What has been surprising is how resilient the bond market has been under these circumstances. One would have thought that the weaker rand would have had higher inflationary implications. What may have offset that is the oil price which came down from $70.03 to $62.48 over the month. The latest inflation consensus numbers do not reflect a major concern from market participants. A further supporting factor has been the 10-year US bond rate that came down from 4.75% to 4.65%.

The current level of money market rates is still more than compensating for the expected further 1% rise in the repo rate. We have therefore continued buying longer dated instruments to the extent that we are able to within the constraints of the maximum averages term of the portfolio. The current yield on the fund, as published, is 8.28%.
African Harvest Money Market comment - Jun 06 - Fund Manager Comment10 Aug 2006
June was a month of major significance for the South African interest rate market. It was the first time since the interest rate cutting cycle started in June 2003, exactly 3 years ago, that the official interest rates were hiked. At the June Reserve Bank Monetary Policy Committee (MPC) meeting the repo rate was unexpectedly raised by 50 basis points. The motivation for the hike was concern over the rand, the oil price as well as the very high level of credit extension and their potential inflationary implications.

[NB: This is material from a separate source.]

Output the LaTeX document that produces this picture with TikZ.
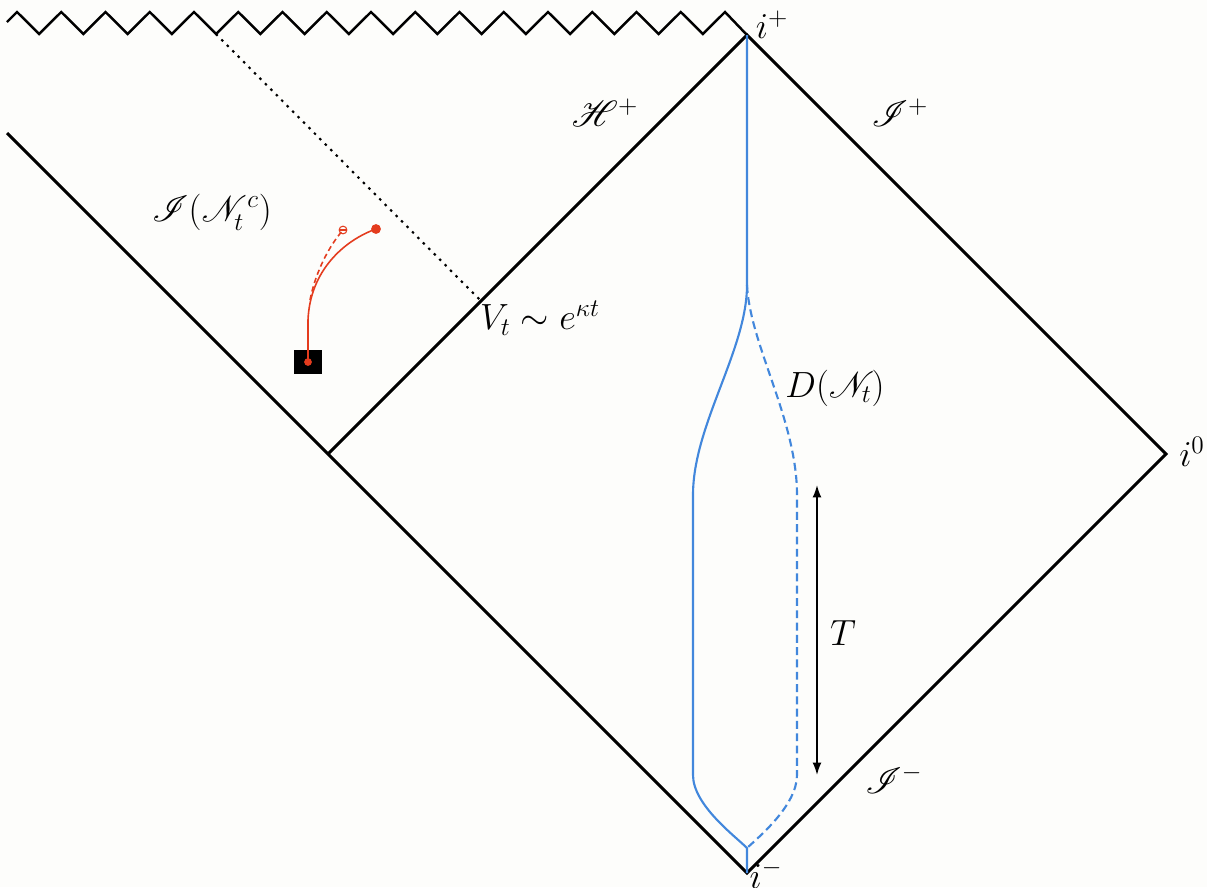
\documentclass[tikz,border=0pt]{standalone}
\usepackage{amsmath,amssymb,mathrsfs}
\usetikzlibrary{arrows.meta,calc}
\usepackage{xcolor}
\definecolor{worldblue}{RGB}{66,135,220}
\definecolor{probered}{RGB}{228,60,30}
\definecolor{paper}{RGB}{253,253,251}
\tikzset{
  bnd/.style={line width=1.7pt,line join=miter},
  sing/.style={line width=1.4pt,line join=miter},
  nullray/.style={line width=1.2pt,dash pattern=on 1.4pt off 3pt},
  world/.style={worldblue,line width=1.2pt},
  worlddash/.style={world,dash pattern=on 4.5pt off 2.5pt},
  probe/.style={probered,line width=0.9pt},
  lbl/.style={font=\fontsize{20}{24}\selectfont,inner sep=1pt},
}

\begin{document}
\begin{tikzpicture}[x=0.02cm,y=-0.02cm]
\fill[paper] (0,0) rectangle (1207,887);
\useasboundingbox (0,0) rectangle (1207,887);

% corners
\coordinate (ip) at (747,35);
\coordinate (im) at (747,873);
\coordinate (izero) at (1166,454);
\coordinate (hc) at (328,454);
\coordinate (ltop) at (7,133);
\coordinate (zz) at (216,34);
\coordinate (vt) at (481,301);

% singularity
\draw[sing] (7,22) \foreach \j in {0,...,15} { -- ({17+44.25*\j},12) -- ({39.125+44.25*\j},34) } -- (725,12) -- (ip);

% horizon and scri
\draw[bnd] (hc) -- (ip) -- (izero) -- (im) -- (ltop);
\draw[nullray] (zz) -- (vt);

% the tube
\coordinate (tubetop) at (747,285);
\coordinate (tubebot) at (747,848);
\draw[world] (ip) -- (tubetop) .. controls (747,350) and (693,425) .. (693,495)
  -- (693,775) .. controls (693,805) and (735,836) .. (tubebot) -- (im);
\draw[worlddash] (tubetop) .. controls (750,345) and (797,420) .. (797,495)
  -- (797,775) .. controls (797,805) and (760,836) .. (tubebot);

% T arrow
\coordinate (ttop) at (817,485);
\coordinate (tbot) at (817,775);
\draw[{Latex[length=7pt,width=5pt]}-{Latex[length=7pt,width=5pt]},line width=0.9pt] (ttop) -- (tbot);

% probe
\node[fill=black,minimum width=0.56cm,minimum height=0.48cm,inner sep=0pt] (box) at (308,362) {};
\coordinate (pend) at (376,229);
\coordinate (pghost) at (343,230);
\draw[probe] (box.center) -- (308,320) .. controls (310,270) and (345,240) .. (pend);
\draw[probe,dash pattern=on 3pt off 2pt] (310,300) .. controls (316,270) and (330,245) .. (pghost);
\fill[probered] (box.center) circle (2.2pt);
\fill[probered] (pend) circle (2.8pt);
\draw[probered,line width=0.6pt] (pghost) circle (2.2pt);
\draw[probered,line width=0.6pt] ($(pghost)+(-1.5pt,0)$) -- ($(pghost)+(1.5pt,0)$);

% labels
\node[lbl] (lip) at (772,25) {$i^+$};
\node[lbl] (lizero) at (1192,452) {$i^0$};
\node[lbl] (lim) at (766,874) {$i^-$};
\node[lbl] (lhp) at (605,113) {$\mathscr{H}^+$};
\node[lbl] (lscrp) at (900,113) {$\mathscr{I}^+$};
\node[lbl] (lscrm) at (894,779) {$\mathscr{I}^-$};
\node[lbl] (lint) at (212,212) {$\mathscr{I}(\mathscr{N}^c_t)$};
\node[lbl] (lvt) at (540,318) {$V_t\sim e^{\kappa t}$};
\node[lbl] (ldn) at (835,388) {$D(\mathscr{N}_t)$};
\node[lbl] (lT) at (843,633) {$T$};

\end{tikzpicture}
\end{document}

During the month, after the interest rate hike, the next major shock was the announcement of South Africa's highest current account deficit as a percentage of GDP, at 6.4%, for 24 years. This had an immediate negative impact on both the rand and interest rates. Other negative news for our market was a rise in the Brent oil price from US$71.50 to US$72.44 and the US 10-year bond rate from 5.06% to 5.19%, over the month. To add to our woes, the PPI numbers came out at 5.9%, higher than the expected 5.6% and up from the previous month's 5.5%.

All this negative news had the impact of raising the rate on the RSA government benchmark bond, maturing in 2015, from 7.745% to 8.65% over the month. The money market was also meaningfully impacted upon with the 12-month NCD rate rising from 7.63% to 8.50% and the three-month rate from 7.00% to 7.45% over the month.

With the rand having deteriorated further and the oil price having risen since the last MPC meeting, the risks of further hikes in the repo rate remain pretty high. We will therefore continue investing in the shorter end of the money market yield curve until there is more certainty over the future path of interest rates.